Carah Webster put a golden spin on her last two tournaments as a juniors lawn bowler. The 18-year-old Saanich resident, in her last year of U-19 eligibility, got on a roll with a gold medal victory at the juniors provincial championships in Sidney in July. She followed that up with another gold-medal performance at the Canadian juniors national lawn bowling championship, which took place Aug. 2 to 4 in North Vancouver.
“Winning the provincials gave me the confidence that I had a shot at the nationals, especially because it was my last year for the U-19s,” Webster said.
Webster has been competing in lawn bowling for seven years, ever since she became intrigued watching people play at Burnside Clubhouse after her karate lessons.
“I already liked bowling and thought it might be fun to try,” she recalled. “A lot of people think it’s a sport for older people, but that’s not the case.

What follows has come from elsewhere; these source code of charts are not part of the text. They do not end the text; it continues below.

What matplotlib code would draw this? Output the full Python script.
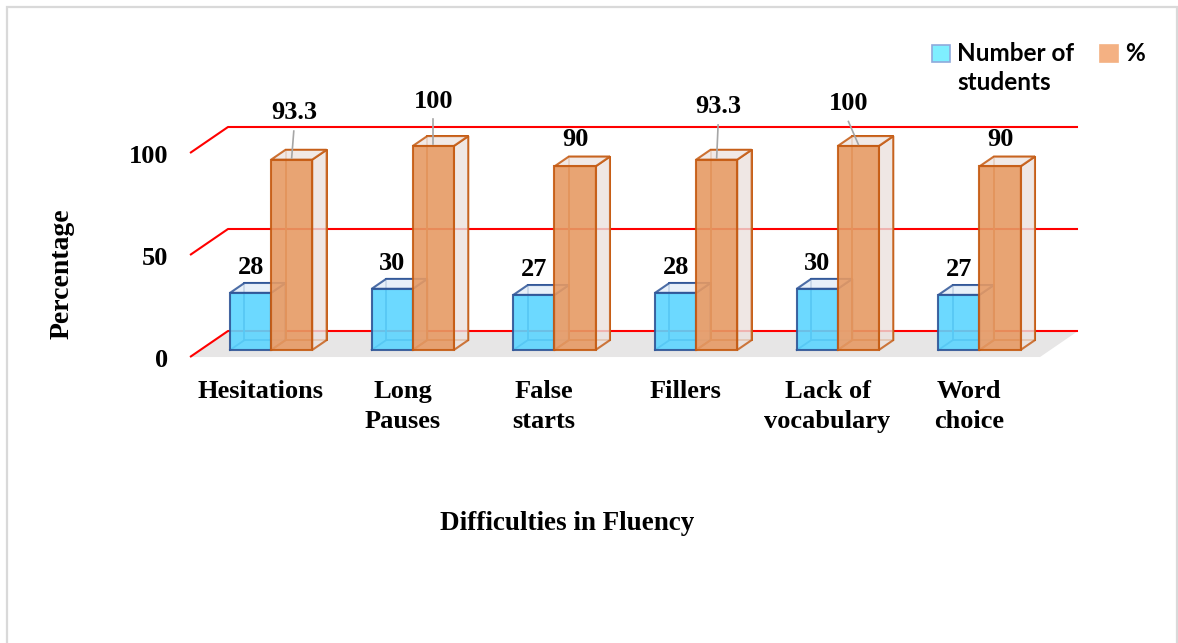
import matplotlib.pyplot as plt
from matplotlib.patches import Polygon, Rectangle

categories = ["Hesitations", "Long\nPauses", "False\nstarts", "Fillers",
              "Lack of\nvocabulary", "Word\nchoice"]
students = [28, 30, 27, 28, 30, 27]
percent = [93.3, 100, 90, 93.3, 100, 90]
gridvals = [0, 50, 100]
series_names = ["Number of\nstudents", "%"]

W, H = 1178, 643
PX_X = 141.67   # pixels per category slot
PX_Y = 2.04     # pixels per percent
DX, DY = 0.268, 12.75          # oblique shift for a full floor depth
Z_FRONT, Z_BACK = 0.27, 0.65   # bar depth inside the floor
BAR_W = 0.29

SERIF = {"family": "Liberation Serif", "weight": "bold"}

BLUE = dict(face="#5CD5FF", edge="#2F5597", side="#DDEBF7", top="#E4EEF8")
ORANGE = dict(face="#E69A64", edge="#C55A11", side="#EBE2DE", top="#EFE6E2")


def proj(x, v, z):
    """Map a point (category x, value v, depth z) to the flat axes."""
    return (x - (1 - z) * DX, v - (1 - z) * DY)


fig = plt.figure(figsize=(W / 100, H / 100), dpi=100)
ax = fig.add_axes([0, 0, 1, 1])
ax.set_xlim(-0.5 - 228 / PX_X, -0.5 + (W - 228) / PX_X)
ax.set_ylim(-(H - 331) / PX_Y, 331 / PX_Y)
ax.axis("off")

# chart border
fig.patches.append(Rectangle((7 / W, -0.02), 1170 / W, 1 - 7 / H + 0.02,
                             transform=fig.transFigure, fill=False,
                             ec="#D9D9D9", lw=1.6, zorder=0))

n = len(categories)
left, right = -0.5, n - 0.5

# floor
floor = [proj(left, 0, 0), proj(right, 0, 0), proj(right, 0, 1), proj(left, 0, 1)]
ax.add_patch(Polygon(floor, closed=True, fc="#E7E6E6", ec="none", zorder=1))

# gridlines: side wall diagonal + back wall line
for g in gridvals:
    pts = [proj(left, g, 0), proj(left, g, 1), proj(right, g, 1)]
    ax.plot([p[0] for p in pts], [p[1] for p in pts], color="#FF0000",
            lw=1.5, zorder=2, solid_capstyle="butt")
    fx, fy = proj(left, g, 0)
    ax.text(fx - 22 / PX_X, fy - 1.5, str(g), ha="right", va="center",
            fontsize=19, **SERIF)


def box(x0, h, c, z):
    x1 = x0 + BAR_W
    zf, zb = Z_FRONT, Z_BACK
    back = [proj(x0, 0, zb), proj(x1, 0, zb), proj(x1, h, zb), proj(x0, h, zb)]
    ax.add_patch(Polygon(back, closed=True, fill=False, ec=c["edge"],
                         lw=1.3, zorder=z))
    a, b = proj(x0, 0, zf), proj(x0, 0, zb)
    ax.plot([a[0], b[0]], [a[1], b[1]], color=c["edge"], lw=1.3, zorder=z)
    side = [proj(x1, 0, zf), proj(x1, 0, zb), proj(x1, h, zb), proj(x1, h, zf)]
    ax.add_patch(Polygon(side, closed=True, fc=c["side"], ec=c["edge"],
                         lw=1.5, alpha=0.8, zorder=z))
    top = [proj(x0, h, zf), proj(x1, h, zf), proj(x1, h, zb), proj(x0, h, zb)]
    ax.add_patch(Polygon(top, closed=True, fc=c["top"], ec=c["edge"],
                         lw=1.5, alpha=0.85, zorder=z))
    ax.add_patch(Rectangle(proj(x0, 0, zf), BAR_W, h, fc=c["face"],
                           ec=c["edge"], lw=1.5, alpha=0.9, zorder=z + 0.5))
    # front-top centre, used for the value label
    return proj(x0 + BAR_W / 2, h, zf)


# label lift above the bar top and sideways nudge for the % series
pct_lift = [23, 22, 13, 26, 21, 13]
pct_nudge = [0.015, 0.0, 0.0, 0.01, -0.07, 0.0]

for i in range(n):
    bx, by = box(i - BAR_W, students[i], BLUE, 3)
    ax.text(bx, by + 12.5, f"{students[i]:g}", ha="center", va="center",
            fontsize=19, zorder=10, **SERIF)
    ox, oy = box(i, percent[i], ORANGE, 5)
    lx, ly = ox + pct_nudge[i], oy + pct_lift[i]
    ax.text(lx, ly, f"{percent[i]:g}", ha="center", va="center",
            fontsize=19, zorder=10, **SERIF)
    if pct_lift[i] > 15:
        ax.plot([lx, ox], [ly - 9, oy + 0.8], color="#A6A6A6", lw=1.2, zorder=9)

    cx, cy = proj(i, 0, 0)
    ax.text(cx, cy - 11.5, categories[i], ha="center", va="top",
            fontsize=19, linespacing=1.35, **SERIF)

# axis titles
fig.text(62 / W, 1 - 274 / H, "Percentage", rotation=90, ha="center",
         va="center", fontsize=20, **SERIF)
fig.text(567 / W, 1 - 523 / H, "Difficulties in Fluency", ha="center",
         va="center", fontsize=19.5, **SERIF)

# legend
legend_items = [(932, "#7FEFFF", "#8FAADC"), (1100, "#F4B183", "#F4B183")]
for (lx, fc, ec), name in zip(legend_items, series_names):
    fig.patches.append(Rectangle((lx / W, 1 - 62 / H), 18 / W, 17 / H,
                                 transform=fig.transFigure, fc=fc, ec=ec,
                                 lw=1.2))
    fig.text((lx + 25) / W, 1 - 42 / H, name, ha="left", va="top",
             fontsize=17.5, family="Lato", weight="bold", linespacing=1.3)

fig.savefig("out.png", dpi=100)
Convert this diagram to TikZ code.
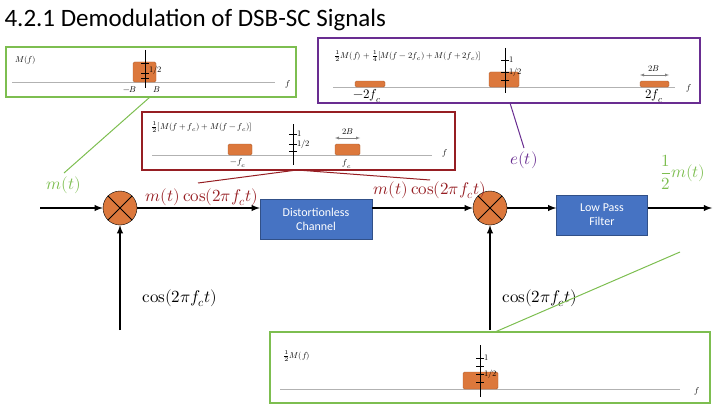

I see more young people competing at the Sidney Lawn Bowling Club, especially since they started a junior program this year.”
Lawn bowling is definitely more difficult than it appears to be, in part because the balls have a bias that causes them to curve, she explained.
“Learning the right weight [to play] and reading the greens is also challenging because they can all be different,” added Webster, a member of Lake Hill Lawn Bowling Club and an associate member of the Burnside Lawn Bowling Club.
Webster believes her background in dance, which includes jazz, lyrical, contemporary and ballet, coupled with her years of karate and tae kwon do, have benefited her lawn bowling.
“The discipline, balance and self-confidence you develop definitely helps,” she said. “Karate teaches emotional control over your body, so that all plays a part.”
Webster said music has helped her prepare for competitions as well. She has played flute since Grade 6 and comes from a musical family, to say the least.
Both her parents play piano, her mom’s mother was a singer, her dad’s parents both taught music and all of her aunts and uncles are musicians.
“Music has been a huge influence in my life and I use it to prepare for lawn bowling competitions,” she said. “It gets your mind and body to relax.”
Webster also credited her coach, Craig Wilson, for his assistance.
“He’s been a tremendous help,” she said. “He’s coached me since I started and has been a huge influence, always there to support me. He’s coached a lot of players that have gone on to win nationals.”
Next up for the Reynolds secondary graduate in her second year at the University of Victoria are mathematics, economics and statistics courses required for a degree in actuarial science. Corporations and insurance companies utilize those subjects to collect data to predict future statistics and trends.
“It would be interesting to see a lawn bowling program at UVic,” said Webster, who has at least another four years there before she plans to complete her studies at Simon Fraser University. “It would be really neat to get some fellow students interested in September.”
Next year will be her first competing in the U-25 category. “I’m definitely looking forward to that,” she added.